I dislike the phrase 'aha moment', but I'm going to use it anyway. At some point, probably my biggest aha moment happened. I realized that I don't need to defend this to anyone. These are the facts: When I eat out or in a social situation, I need to adjust my expectations of what I can and can't eat. I'm not asking anyone else to adjust anything - except maybe the restaurant we choose. Everybody else who's watching and possibly judging me can deal with it - it's my problem, not theirs, so go judge something or somebody else. These are the facts: I cannot eat a bunch of crap that's going to make me sick. Would you eat stuff that makes you sick? Oh, sure, I could take the risk, but the cost is too much, so deal with it. Once I stopped defending my position & began stating it as fact, most of the judgements stopped, and life became a bit easier (BTW, it's a confident fact - there's no apology or defensive tone involved). I began to accept this fact in my life and adjust accordingly. Now, I rarely offend anyone, and I pretty much never get 'the look'. Mostly, people are interested in this fact - the interest wanes, the subject goes away, and is accepted as fact. Sometimes, it happens - the look -, but I don't really care. I cannot eat it, or take the risk.

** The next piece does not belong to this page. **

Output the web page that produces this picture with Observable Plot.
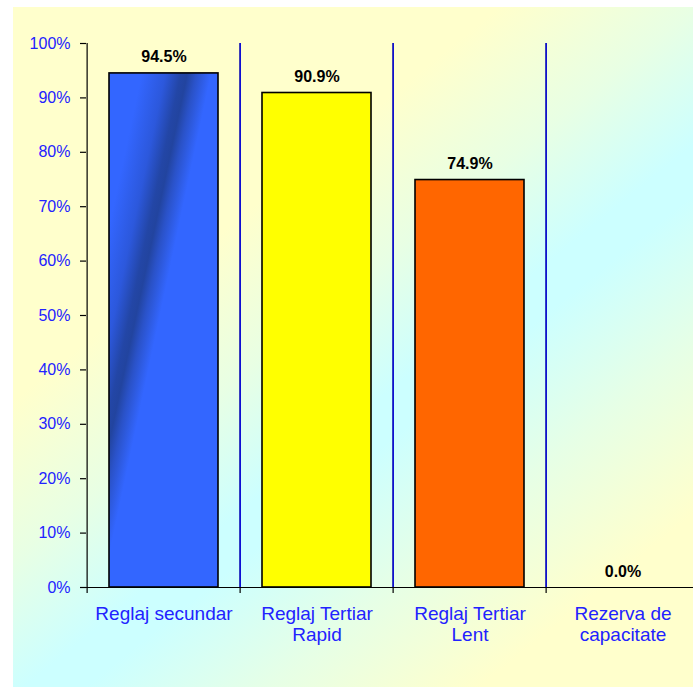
<!DOCTYPE html>
<html>
<head>
<meta charset="utf-8">
<script src="https://cdn.jsdelivr.net/npm/d3@7"></script>
<script src="https://cdn.jsdelivr.net/npm/@observablehq/plot@0.6"></script>
<style>
  html, body { margin: 0; padding: 0; background: #ffffff; }
  #wrap { position: relative; width: 693px; height: 687px; overflow: hidden; background: #ffffff; }
  #bg { position: absolute; left: 13px; top: 7px; width: 680px; height: 680px;
        background: linear-gradient(141deg, #ffffcc 0%, #ffffcc 32%, #e8ffe4 45%, #ccffff 56%, #ccffff 60%, #e6ffe6 72%, #ffffcc 86%, #ffffcc 100%); }
  #chart { position: absolute; left: 0; top: 0; }
</style>
</head>
<body>
<div id="wrap"><div id="bg"></div><div id="chart"></div></div>
<script>
const categories = ["Reglaj secundar", "Reglaj Tertiar Rapid", "Reglaj Tertiar Lent", "Rezerva de capacitate"];
const tickLabels = ["Reglaj secundar", "Reglaj Tertiar\nRapid", "Reglaj Tertiar\nLent", "Rezerva de\ncapacitate"];
const values = [94.5, 90.9, 74.9, 0.0];
const valueLabels = ["94.5%", "90.9%", "74.9%", "0.0%"];
const yTicks = [0, 10, 20, 30, 40, 50, 60, 70, 80, 90, 100];
const yTickLabels = ["0%", "10%", "20%", "30%", "40%", "50%", "60%", "70%", "80%", "90%", "100%"];
const barFills = ["url(#blueStreak)", "#ffff00", "#ff6600", "#cccccc"];

const data = categories.map((c, i) => ({cat: c, value: values[i], label: valueLabels[i], tick: tickLabels[i], fill: barFills[i]}));

const W = 693, H = 687;
const xRange = [86, 701];
const step = (xRange[1] - xRange[0]) / categories.length;
const blue = "#2222ff";
const font = "Liberation Sans, Arial, sans-serif";

const plot = Plot.plot({
  width: W,
  height: H,
  marginLeft: 86,
  marginRight: 0,
  marginTop: 43,
  marginBottom: 100,
  style: {background: "transparent", fontFamily: font},
  x: {domain: categories, range: xRange, paddingInner: 0.286, paddingOuter: 0.143, axis: null, label: null},
  y: {domain: [0, 100], axis: null, label: null},
  color: {type: "identity"},
  marks: [
    // boundary ticks (black), extending slightly below the axis
    Plot.ruleX(categories, {x: d => d, dx: -step / 2, stroke: "#000000", strokeWidth: 1.2, insetBottom: -6}),
    // blue separators between categories
    Plot.ruleX(categories.slice(1), {x: d => d, dx: -step / 2, stroke: "#0000ff", strokeWidth: 1.3}),
    // x axis line
    Plot.ruleY([0], {stroke: "#000000", strokeWidth: 1.2}),
    // y axis ticks and labels
    Plot.axisY({ticks: yTicks, tickFormat: (d) => yTickLabels[yTicks.indexOf(d)], tickSize: 6, tickPadding: 10,
      label: null, stroke: "#000000", fill: blue, fontSize: 16, fontFamily: font, strokeWidth: 1.2}),
    // bars
    Plot.barY(data, {x: "cat", y: "value", fill: "fill", stroke: "#000000", strokeWidth: 1.6}),
    // value labels
    Plot.text(data, {x: "cat", y: "value", text: "label", lineAnchor: "bottom", dy: -11,
      fontSize: 16, fontWeight: "bold", fill: "#000000", fontFamily: font}),
    // category labels
    Plot.text(data, {x: "cat", frameAnchor: "bottom", text: "tick", lineAnchor: "top", dy: 18,
      fontSize: 19, lineHeight: 1.1, fill: blue, fontFamily: font})
  ]
});

// gradient definition for the blue bar's diagonal dark streak
const svgNS = "http://www.w3.org/2000/svg";
const defs = document.createElementNS(svgNS, "defs");
const grad = document.createElementNS(svgNS, "linearGradient");
grad.setAttribute("id", "blueStreak");
grad.setAttribute("x1", "0"); grad.setAttribute("y1", "0");
grad.setAttribute("x2", "1"); grad.setAttribute("y2", "1");
[["0", "#3366ff"], ["0.15", "#3366ff"], ["0.26", "#2c58dc"], ["0.33", "#2346a6"], ["0.36", "#22449f"], ["0.4", "#2a52c8"], ["0.47", "#3366ff"], ["1", "#3366ff"]].forEach(([o, c]) => {
  const s = document.createElementNS(svgNS, "stop");
  s.setAttribute("offset", o);
  s.setAttribute("stop-color", c);
  grad.appendChild(s);
});
defs.appendChild(grad);
plot.insertBefore(defs, plot.firstChild);

document.getElementById("chart").appendChild(plot);
</script>
</body>
</html>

It took a high level of acceptance to pull it off - ya can't fight it. Acceptance is crucial. It's true - sometimes, when I'm in a restaurant situation, I can't have the linguine with clams, but that's the fact - I can't. My only 2 options are these: Get sick - really sick, or eat a fruit plate or something. I take comfort in the facts now. I don't have to defend them - what's to defend? There's no argument anywhere in there - it's just the truth. I deal with it ... I do, and it changed me to some degree. Call it a life lesson for me. I state the facts, and when I do, I find that people will generally find that a very attractive trait.

What's true for me may not be true for anyone else, but it's the facts - the truth, at least for me.